── Data section ──
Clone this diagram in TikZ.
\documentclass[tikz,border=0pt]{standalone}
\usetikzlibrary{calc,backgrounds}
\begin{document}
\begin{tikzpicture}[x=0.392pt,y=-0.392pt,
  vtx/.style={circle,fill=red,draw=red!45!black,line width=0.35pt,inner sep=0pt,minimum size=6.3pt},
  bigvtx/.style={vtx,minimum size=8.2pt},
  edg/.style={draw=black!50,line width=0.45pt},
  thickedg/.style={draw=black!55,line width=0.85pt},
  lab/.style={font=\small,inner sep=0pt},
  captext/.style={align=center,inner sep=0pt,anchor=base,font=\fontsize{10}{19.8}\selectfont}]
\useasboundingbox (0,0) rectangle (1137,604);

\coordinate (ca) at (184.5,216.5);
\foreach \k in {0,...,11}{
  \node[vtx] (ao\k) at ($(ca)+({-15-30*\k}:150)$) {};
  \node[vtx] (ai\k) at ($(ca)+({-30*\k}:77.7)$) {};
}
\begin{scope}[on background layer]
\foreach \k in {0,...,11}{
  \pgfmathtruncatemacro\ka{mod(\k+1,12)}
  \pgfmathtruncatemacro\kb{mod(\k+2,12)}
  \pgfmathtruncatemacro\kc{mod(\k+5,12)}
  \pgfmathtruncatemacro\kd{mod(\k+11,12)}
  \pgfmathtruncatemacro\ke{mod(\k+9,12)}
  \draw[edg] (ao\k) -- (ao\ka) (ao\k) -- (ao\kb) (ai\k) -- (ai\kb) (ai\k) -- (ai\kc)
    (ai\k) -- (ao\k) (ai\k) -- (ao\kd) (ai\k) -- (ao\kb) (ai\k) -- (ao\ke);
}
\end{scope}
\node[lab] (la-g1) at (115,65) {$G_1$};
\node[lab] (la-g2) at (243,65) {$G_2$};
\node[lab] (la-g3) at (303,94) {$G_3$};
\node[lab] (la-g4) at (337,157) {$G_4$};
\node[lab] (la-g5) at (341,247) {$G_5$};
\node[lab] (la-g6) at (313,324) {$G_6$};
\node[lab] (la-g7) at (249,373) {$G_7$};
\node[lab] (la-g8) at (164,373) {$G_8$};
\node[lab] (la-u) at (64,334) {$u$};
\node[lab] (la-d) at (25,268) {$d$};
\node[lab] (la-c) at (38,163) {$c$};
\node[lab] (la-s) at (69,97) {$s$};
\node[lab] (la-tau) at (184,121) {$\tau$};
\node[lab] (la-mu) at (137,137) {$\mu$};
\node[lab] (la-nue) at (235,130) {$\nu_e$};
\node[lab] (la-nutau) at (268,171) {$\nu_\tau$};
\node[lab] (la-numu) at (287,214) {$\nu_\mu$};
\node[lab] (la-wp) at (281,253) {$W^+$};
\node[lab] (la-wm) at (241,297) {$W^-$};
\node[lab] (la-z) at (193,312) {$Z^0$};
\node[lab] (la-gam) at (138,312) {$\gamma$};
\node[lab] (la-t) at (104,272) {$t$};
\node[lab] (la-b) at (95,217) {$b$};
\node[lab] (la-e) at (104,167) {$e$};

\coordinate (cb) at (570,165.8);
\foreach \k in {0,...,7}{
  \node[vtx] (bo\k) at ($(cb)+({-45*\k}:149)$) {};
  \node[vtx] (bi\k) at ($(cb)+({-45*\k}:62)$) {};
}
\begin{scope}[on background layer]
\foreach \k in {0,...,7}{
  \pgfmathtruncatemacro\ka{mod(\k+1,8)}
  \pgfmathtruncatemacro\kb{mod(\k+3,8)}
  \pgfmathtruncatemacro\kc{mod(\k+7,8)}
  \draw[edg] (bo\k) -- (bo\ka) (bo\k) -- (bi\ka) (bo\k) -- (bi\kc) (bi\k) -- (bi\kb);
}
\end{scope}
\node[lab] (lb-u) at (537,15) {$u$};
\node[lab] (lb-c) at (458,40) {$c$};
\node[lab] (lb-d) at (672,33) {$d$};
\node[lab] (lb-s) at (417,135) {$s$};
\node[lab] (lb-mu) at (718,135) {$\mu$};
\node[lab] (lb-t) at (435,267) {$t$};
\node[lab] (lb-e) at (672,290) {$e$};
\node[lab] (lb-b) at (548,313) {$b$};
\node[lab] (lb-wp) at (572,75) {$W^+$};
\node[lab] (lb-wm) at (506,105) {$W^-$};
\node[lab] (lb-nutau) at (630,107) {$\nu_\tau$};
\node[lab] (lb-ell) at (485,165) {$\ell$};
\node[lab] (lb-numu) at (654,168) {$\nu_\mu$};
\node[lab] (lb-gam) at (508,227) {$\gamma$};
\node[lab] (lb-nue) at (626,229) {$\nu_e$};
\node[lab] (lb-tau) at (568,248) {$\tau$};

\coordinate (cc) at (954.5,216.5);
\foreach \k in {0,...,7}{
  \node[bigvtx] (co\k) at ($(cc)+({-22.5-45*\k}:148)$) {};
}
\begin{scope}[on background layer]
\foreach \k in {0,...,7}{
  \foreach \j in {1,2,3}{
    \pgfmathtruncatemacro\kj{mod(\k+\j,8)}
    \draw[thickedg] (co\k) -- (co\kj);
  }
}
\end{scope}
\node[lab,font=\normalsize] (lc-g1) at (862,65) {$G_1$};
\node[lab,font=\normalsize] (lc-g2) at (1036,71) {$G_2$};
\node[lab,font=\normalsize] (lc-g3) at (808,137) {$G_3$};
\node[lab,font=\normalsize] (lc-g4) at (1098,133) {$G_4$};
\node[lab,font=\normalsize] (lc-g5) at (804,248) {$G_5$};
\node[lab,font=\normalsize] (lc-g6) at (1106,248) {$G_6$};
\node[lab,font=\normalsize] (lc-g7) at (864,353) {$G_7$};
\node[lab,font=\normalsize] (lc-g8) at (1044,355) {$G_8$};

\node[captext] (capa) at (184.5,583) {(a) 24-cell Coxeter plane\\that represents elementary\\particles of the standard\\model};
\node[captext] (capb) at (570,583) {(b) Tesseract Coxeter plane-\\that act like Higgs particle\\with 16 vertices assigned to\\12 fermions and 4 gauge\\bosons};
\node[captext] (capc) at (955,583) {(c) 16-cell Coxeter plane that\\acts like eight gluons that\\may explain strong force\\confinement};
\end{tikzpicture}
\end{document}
───
Short problem
Please write out the material word for word from its first line through the line holding "(0,0) rectangle (1137,604);", including both, and no line past it.

Output for this task
Clone this diagram in TikZ.
\documentclass[tikz,border=0pt]{standalone}
\usetikzlibrary{calc,backgrounds}
\begin{document}
\begin{tikzpicture}[x=0.392pt,y=-0.392pt,
  vtx/.style={circle,fill=red,draw=red!45!black,line width=0.35pt,inner sep=0pt,minimum size=6.3pt},
  bigvtx/.style={vtx,minimum size=8.2pt},
  edg/.style={draw=black!50,line width=0.45pt},
  thickedg/.style={draw=black!55,line width=0.85pt},
  lab/.style={font=\small,inner sep=0pt},
  captext/.style={align=center,inner sep=0pt,anchor=base,font=\fontsize{10}{19.8}\selectfont}]
\useasboundingbox (0,0) rectangle (1137,604);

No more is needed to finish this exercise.